From Chinese media coverage, it is unclear if Beidaihe is canceled this year or just different, or if it is just trying to be quieter amid the rampant outside speculation over all of the issues the Chinese government needs to deal with — the Shanghai stock market slump, the South China Sea, Japanese normalization and the upcoming visit by President Xi Jinping to Washington, among other things. Whether the meeting was completely canceled or just symbolically canceled, the public reporting by Chinese state media is intended to highlight the different way of government under Xi — that decisions are made in Beijing, in formal processes, and no longer in dark smoke-filled rooms or around wicker seaside tables.

But over the past several years, the Beidaihe conference has waned in significance. The process of cadre selection for promotion has already become more standardized and open; the old trading among differing interest groups and Party elders for continued influence and favors is not gone, but merit elements and standardized bureaucratic systems are playing a more regularized role. Further, Xi has been centralizing power, creating smaller, more focused groups of advisers where sensitive and difficult discussions and decisions can be shaped. A large, expensive beach party for the Communist Party fits neither within this paradigm nor within the very public demands and pledges by the government that Party and government officials will be more frugal and less ostentatious in the future.
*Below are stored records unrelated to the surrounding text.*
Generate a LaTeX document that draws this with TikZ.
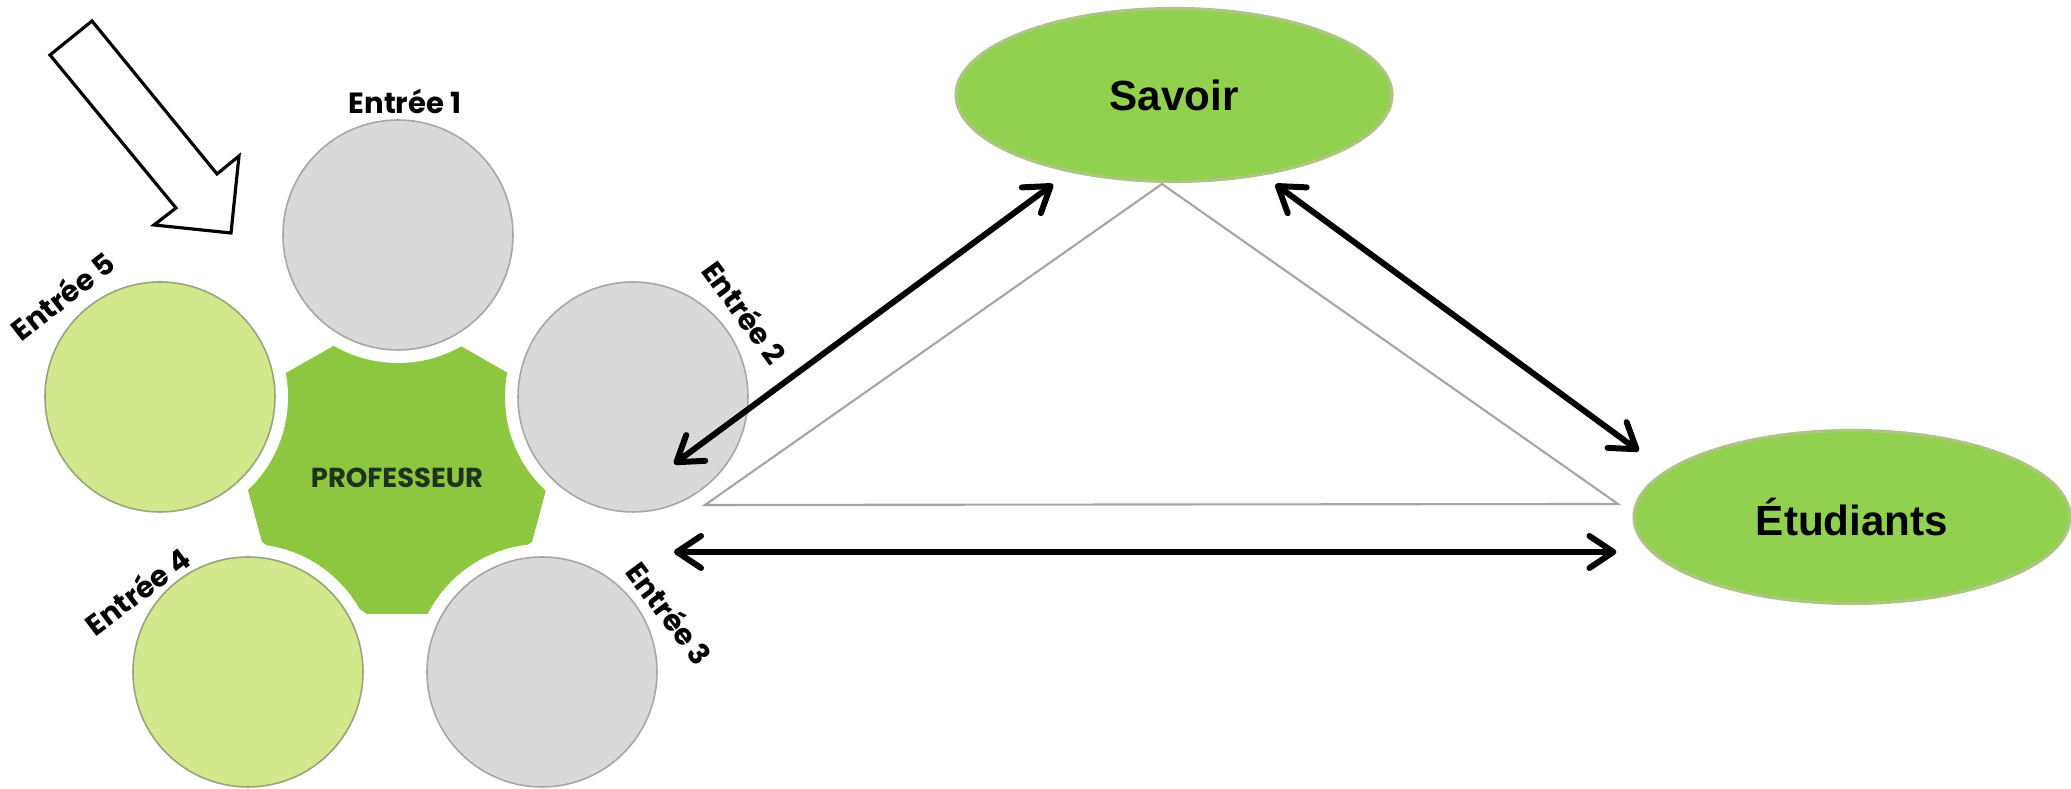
\documentclass[tikz,border=0pt]{standalone}
\usepackage{fontspec}
\setmainfont{Liberation Sans}
\newfontfamily\gothique{Poppins}
\usetikzlibrary{arrows.meta,shapes.geometric}
\definecolor{gris}{RGB}{217,217,217}
\definecolor{bordgris}{RGB}{166,166,166}
\definecolor{vertclair}{RGB}{211,231,140}
\definecolor{bordvert}{RGB}{150,165,120}
\definecolor{vertprof}{RGB}{141,198,63}
\definecolor{vertfonce}{RGB}{28,52,30}
\definecolor{vertpole}{RGB}{146,208,80}
\definecolor{bordpole}{RGB}{172,198,130}
\definecolor{trait}{RGB}{165,165,165}
\begin{document}
\begin{tikzpicture}[
  >={Straight Barb[length=2.4mm,width=3.2mm,round]},
  fleche/.style={<->, line width=1.7pt},
  entree/.style={circle, minimum size=2.3cm, inner sep=0pt, line width=0.45pt},
  lbl/.style={font=\gothique\bfseries\fontsize{8.3}{10}\selectfont},
  pole/.style={ellipse, minimum width=4.36cm, minimum height=1.73cm, inner sep=0pt,
               fill=vertpole, draw=bordpole, line width=0.9pt,
               font=\bfseries\fontsize{12}{14}\selectfont}]%{{{
\useasboundingbox (0,0) rectangle (20.71,7.89);
%
% Centres des entrées
\foreach \n/\x/\y in {1/3.98/5.54, 2/6.33/3.92, 3/5.42/1.17, 4/2.48/1.17, 5/1.60/3.92}
  \coordinate (c\n) at (\x,\y);
%
% Grande flèche
\draw [line width=0.9pt, fill=white]
                 (0.50,7.34) -- (0.92,7.68)
            -- (2.17,6.15) -- (2.39,6.33)
            -- (2.31,5.56) -- (1.54,5.64)
            -- (1.76,5.81) --    cycle;
%
% Professeur (forme découpée par les entrées)
\fill [vertprof]
                 (2.86,4.16) -- (3.35,4.44)
            -- (4.59,4.44) -- (5.08,4.16)
            -- (5.46,2.99) -- (5.32,2.47)
            -- (4.27,1.75) -- (3.67,1.75)
            -- (2.62,2.47) -- (2.48,2.99) -- cycle;
\foreach \n in {1,...,5} \fill [white] (c\n) circle (1.28);
\node [font=\gothique\bfseries\fontsize{7.8}{9}\selectfont, text=vertfonce] (prof) at (3.97,3.11) {PROFESSEUR};
%
% Entrées
\node [entree, fill=gris, draw=bordgris]       (e1) at (c1) {};
\node [entree, fill=gris, draw=bordgris]       (e2) at (c2) {};
\node [entree, fill=gris, draw=bordgris]       (e3) at (c3) {};
\node [entree, fill=vertclair, draw=bordvert]  (e4) at (c4) {};
\node [entree, fill=vertclair, draw=bordvert]  (e5) at (c5) {};
%
\node [lbl]             (l1) at (4.05,6.88) {Entrée 1};
\node [lbl, rotate=-54] (l2) at (7.45,4.77) {Entrée 2};
\node [lbl, rotate=-53] (l3) at (6.70,1.76) {Entrée 3};
\node [lbl, rotate=37]  (l4) at (1.37,1.98) {Entrée 4};
\node [lbl, rotate=38]  (l5) at (0.62,4.93) {Entrée 5};
%
% Savoir et Étudiants
\node [pole] (savoir) at (11.74,6.94) {Savoir};
\node [pole] (etud)   at (18.52,2.72) {Étudiants};
%
% Triangle
\draw [trait, line width=0.6pt] (11.62,6.05) -- (7.05,2.84) -- (16.18,2.85) -- cycle;
%
% Relations
\coordinate (p2) at (6.74,3.25);
\coordinate (p3) at (6.74,2.37);
\draw [fleche, shorten >=2mm] (p2) -- (savoir);
\draw [fleche, shorten <=1.5mm, shorten >=3.3mm] (savoir.-42) -- (etud.166);
\draw [fleche, shorten >=1.6mm] (p3) -- (p3 -| etud.west);
%
\end{tikzpicture}
\end{document}
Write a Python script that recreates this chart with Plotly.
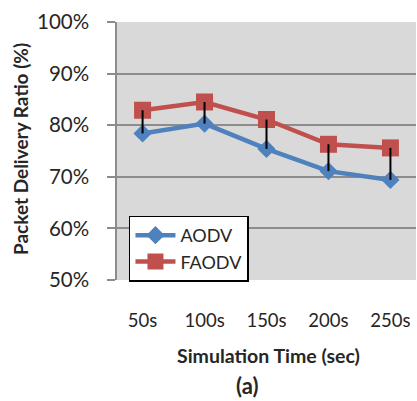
import plotly.graph_objects as go

# Packet delivery ratio (%) versus simulation time
times = ["50s", "100s", "150s", "200s", "250s"]
aodv = [78.4, 80.3, 75.4, 71.1, 69.4]
faodv = [82.9, 84.5, 81.1, 76.3, 75.6]
y_ticks = [50, 60, 70, 80, 90, 100]
y_tick_text = [f"{v}%" for v in y_ticks]

BLUE = "#4F81BD"
RED = "#C0504D"
GRID = "#8C8C8C"
TEXT = "#262626"
FONT = "Lato"

W, H = 417, 401
ML, MR, MT, MB = 117, 1, 22, 121
plot_w = W - ML - MR
plot_h = H - MT - MB


def px_to_paper(px, py):
    return (px - ML) / plot_w, (H - MB - py) / plot_h


fig = go.Figure()

fig.add_trace(go.Scatter(
    x=times, y=aodv, name="AODV", mode="lines+markers",
    line=dict(color=BLUE, width=4.5),
    marker=dict(symbol="diamond", size=14, color=BLUE),
))
fig.add_trace(go.Scatter(
    x=times, y=faodv, name="FAODV", mode="lines+markers",
    line=dict(color=RED, width=4.5),
    marker=dict(symbol="square", size=17, color=RED),
))

# High-low lines joining the two series at each time
hl_x, hl_y = [], []
for t, lo, hi in zip(times, aodv, faodv):
    hl_x += [t, t, None]
    hl_y += [hi, lo, None]
fig.add_trace(go.Scatter(
    x=hl_x, y=hl_y, mode="lines", showlegend=False, hoverinfo="skip",
    line=dict(color="black", width=2),
))

texts = [
    ("<b>Simulation Time (sec)</b>", 268, 355, 19.5, 0),
    ("<b>(a)</b>", 247, 385, 22, 0),
    ("<b>Packet Delivery Ratio (%)</b>", 20, 149, 19, -90),
]
annotations = []
for txt, px, py, size, angle in texts:
    ax, ay = px_to_paper(px, py)
    annotations.append(dict(
        text=txt, x=ax, y=ay, xref="paper", yref="paper",
        xanchor="center", yanchor="middle", showarrow=False,
        textangle=angle, font=dict(size=size, color=TEXT, family=FONT),
    ))

fig.update_layout(
    width=W, height=H,
    margin=dict(l=ML, r=MR, t=MT, b=MB),
    paper_bgcolor="white",
    plot_bgcolor="#D9D9D9",
    font=dict(family=FONT, color=TEXT),
    showlegend=True,
    legend=dict(
        x=0.04, y=0.25, xanchor="left", yanchor="top",
        bgcolor="white", bordercolor="black", borderwidth=1.5,
        font=dict(size=18, color=TEXT, family=FONT),
        tracegroupgap=0, itemwidth=40,
    ),
    xaxis=dict(
        type="category", showgrid=False, zeroline=False,
        showline=False, ticks="",
        tickfont=dict(size=18.5, color=TEXT, family=FONT),
        ticklabelstandoff=27,
    ),
    yaxis=dict(
        range=[50, 100], tickvals=y_ticks, ticktext=y_tick_text,
        showgrid=True, gridcolor=GRID, gridwidth=1.5,
        zeroline=False, showline=True, linecolor=GRID, linewidth=1.5,
        ticks="outside", ticklen=8, tickcolor=GRID, tickwidth=1.5,
        tickfont=dict(size=20.5, color=TEXT, family=FONT),
        ticklabelstandoff=14,
    ),
    annotations=annotations,
)

fig.write_html("out.html")
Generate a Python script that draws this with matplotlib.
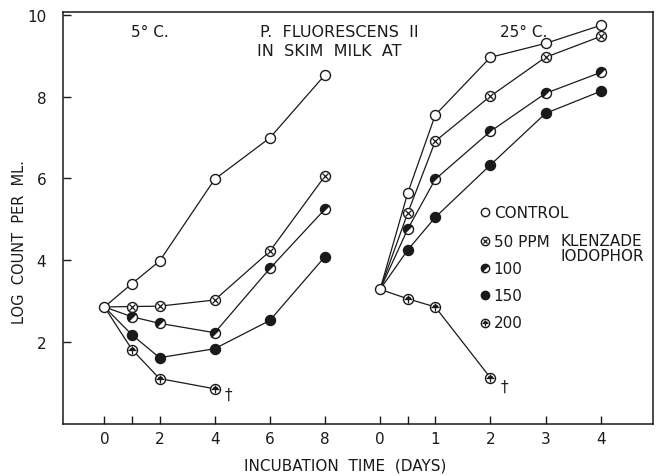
import matplotlib
matplotlib.use("Agg")
import matplotlib.pyplot as plt
from matplotlib.markers import MarkerStyle
from matplotlib.transforms import Affine2D

plt.rcParams['font.family'] = ['DejaVu Sans']

# ---- data ----
days_5 = [0, 1, 2, 4, 6, 8]
control_5 = [2.86, 3.43, 3.98, 5.98, 6.99, 8.53]
ppm50_5 = [2.86, 2.87, 2.88, 3.03, 4.22, 6.06]
ppm100_5 = [2.86, 2.62, 2.46, 2.23, 3.80, 5.25]
ppm150_5 = [2.86, 2.18, 1.62, 1.84, 2.53, 4.09]
days_5_200 = [0, 1, 2, 4]
ppm200_5 = [2.86, 1.82, 1.11, 0.86]

days_25 = [0, 0.5, 1, 2, 3, 4]
control_25 = [3.29, 5.64, 7.55, 8.96, 9.30, 9.74]
ppm50_25 = [3.29, 5.15, 6.91, 8.01, 8.96, 9.47]
ppm100_25 = [3.29, 4.76, 5.98, 7.15, 8.08, 8.59]
ppm150_25 = [3.29, 4.25, 5.05, 6.33, 7.59, 8.13]
days_25_200 = [0, 0.5, 1, 2]
ppm200_25 = [3.29, 3.06, 2.86, 1.13]

ticks_5 = [0, 1, 2, 4, 6, 8]
ticklabels_5 = ['0', '', '2', '4', '6', '8']
ticks_25 = [0, 0.5, 1, 2, 3, 4]
ticklabels_25 = ['0', '', '1', '2', '3', '4']
yticks = [2, 4, 6, 8, 10]

legend_labels = ['CONTROL', '50 PPM', '100', '150', '200']

# right panel (25 C) is drawn on the same axis, shifted and twice as wide per day
OFFSET = 10
SCALE = 2
def x25(d):
    return [OFFSET + SCALE * v for v in d]

fig = plt.figure(figsize=(6.6, 4.77), dpi=100)
ax = fig.add_axes([0.0955, 0.109, 0.894, 0.864])
ax.set_xlim(-1.5, 19.9)
ax.set_ylim(0, 10.07)

K = '#1a1a1a'
MS = 7.2
half = MarkerStyle('o', fillstyle='left', transform=Affine2D().rotate_deg(-45))

def marker_pts(xs, ys, kind, ms=MS):
    if kind == 'control':
        ax.plot(xs, ys, 'o', ms=ms, mfc='white', mec=K, mew=1.0, ls='none', zorder=3)
    elif kind == '50':
        ax.plot(xs, ys, 'o', ms=ms, mfc='white', mec=K, mew=1.0, ls='none', zorder=3)
        ax.plot(xs, ys, 'x', ms=ms * 0.55, mec=K, mew=0.9, ls='none', zorder=4)
    elif kind == '100':
        ax.plot(xs, ys, ls='none', marker=half, ms=ms, mfc=K, mfcalt='white', mec=K, mew=1.0, zorder=3)
    elif kind == '150':
        ax.plot(xs, ys, 'o', ms=ms, mfc=K, mec=K, mew=1.0, ls='none', zorder=3)
    elif kind == '200':
        ax.plot(xs, ys, 'o', ms=ms, mfc='white', mec=K, mew=1.0, ls='none', zorder=3)
        ax.plot(xs, ys, ls='none', marker=MarkerStyle('o', fillstyle='top'), ms=ms * 0.6,
                mfc=K, mec='none', zorder=4)
        ax.plot(xs, ys, '+', ms=ms * 0.75, mec=K, mew=0.9, ls='none', zorder=5)

def draw(x, y, kind):
    ax.plot(x, y, color=K, lw=0.9, zorder=2)
    marker_pts(x[1:], y[1:], kind)

# 5 C
draw(days_5, control_5, 'control')
draw(days_5, ppm50_5, '50')
draw(days_5, ppm100_5, '100')
draw(days_5, ppm150_5, '150')
draw(days_5_200, ppm200_5, '200')
marker_pts([days_5[0]], [control_5[0]], 'control')

# 25 C
draw(x25(days_25), control_25, 'control')
draw(x25(days_25), ppm50_25, '50')
draw(x25(days_25), ppm100_25, '100')
draw(x25(days_25), ppm150_25, '150')
draw(x25(days_25_200), ppm200_25, '200')
marker_pts(x25([days_25[0]]), [control_25[0]], 'control')

# daggers
ax.text(4.48, 0.72, '†', fontsize=11, ha='center', va='center', color=K)
ax.text(14.5, 0.92, '†', fontsize=11, ha='center', va='center', color=K)

# ticks
ax.set_xticks(ticks_5 + x25(ticks_25))
ax.set_xticklabels(ticklabels_5 + ticklabels_25)
ax.set_yticks(yticks)
ax.set_yticklabels([str(v) for v in yticks])
ax.tick_params(direction='in', length=6, width=1.0, labelsize=11, colors=K)
ax.tick_params(axis='x', pad=5)
ax.tick_params(axis='y', pad=12)
for s in ax.spines.values():
    s.set_linewidth(1.1)
    s.set_color(K)

# annotations
ax.text(1.64, 9.58, '5° C.', fontsize=11, ha='center', va='center', color=K)
ax.text(8.53, 9.6, 'P.  FLUORESCENS  II', fontsize=11.5, ha='center', va='center', color=K)
ax.text(8.17, 9.12, 'IN  SKIM  MILK  AT', fontsize=11.5, ha='center', va='center', color=K)
ax.text(15.2, 9.6, '25° C.', fontsize=11, ha='center', va='center', color=K)

# legend (hand-built)
leg_y = [5.17, 4.46, 3.80, 3.14, 2.48]
kinds = ['control', '50', '100', '150', '200']
for lab, yy, kd in zip(legend_labels, leg_y, kinds):
    marker_pts([13.79], [yy], kd, ms=6)
    ax.text(14.12, yy, lab, fontsize=11, ha='left', va='center', color=K)
ax.text(16.55, 4.66, 'KLENZADE\nIODOPHOR', fontsize=11, ha='left', va='top',
        linespacing=0.95, color=K)

fig.text(345 / 660, 1 - 466 / 477, 'INCUBATION  TIME  (DAYS)', fontsize=11,
         ha='center', va='center', color=K)
fig.text(20 / 660, 1 - 242 / 477, 'LOG  COUNT  PER  ML.', fontsize=10.5, rotation=90,
         ha='center', va='center', color=K)

fig.savefig('out.png', dpi=100)
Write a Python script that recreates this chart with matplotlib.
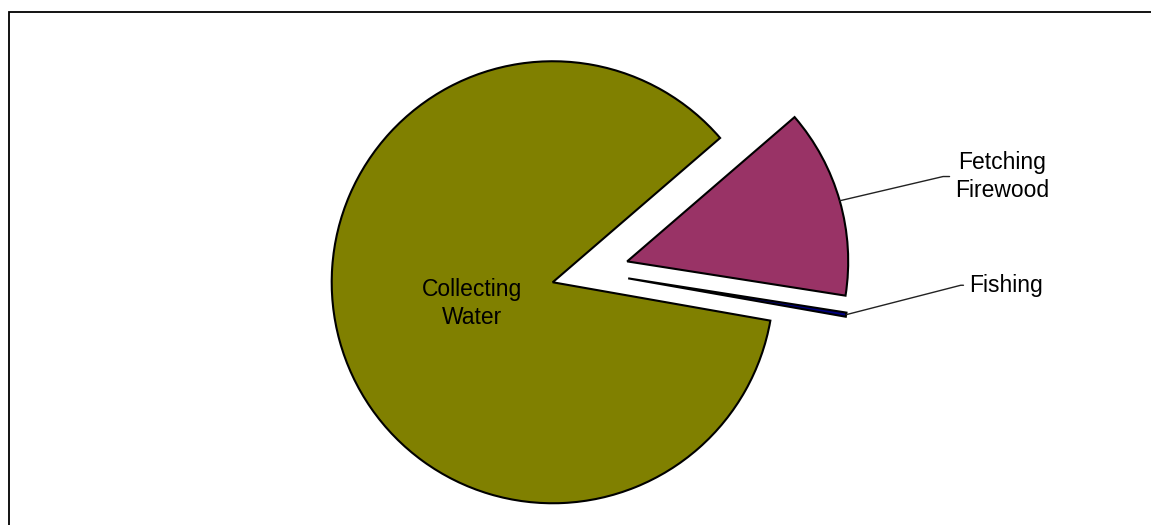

Perhaps most interesting about the potential cancellation is the publicity it is receiving and the open discussion in Chinese state media. The message Beijing is sending, domestically and abroad, is that the old system — the Maoist personality system, the Dengist compromise system — is being replaced. Xi is establishing a new structure of government debate and decision-making, one that is not necessarily at the mercy of consultations with long-retired officials, nor susceptible (ideally) to the inconclusiveness and indecisiveness of the consensus model. Such changes are not simple; old habits die hard, and the interests of the former officials remain. Perhaps in a year we will see if Xi, like his predecessor Hu, decides that canceling the Party beach party is just too disruptive to the balance of internal power, or if he has truly overcome an aspect of Chinese government inertia, and real changes in the internal decision-making apparatus and methodology are coming.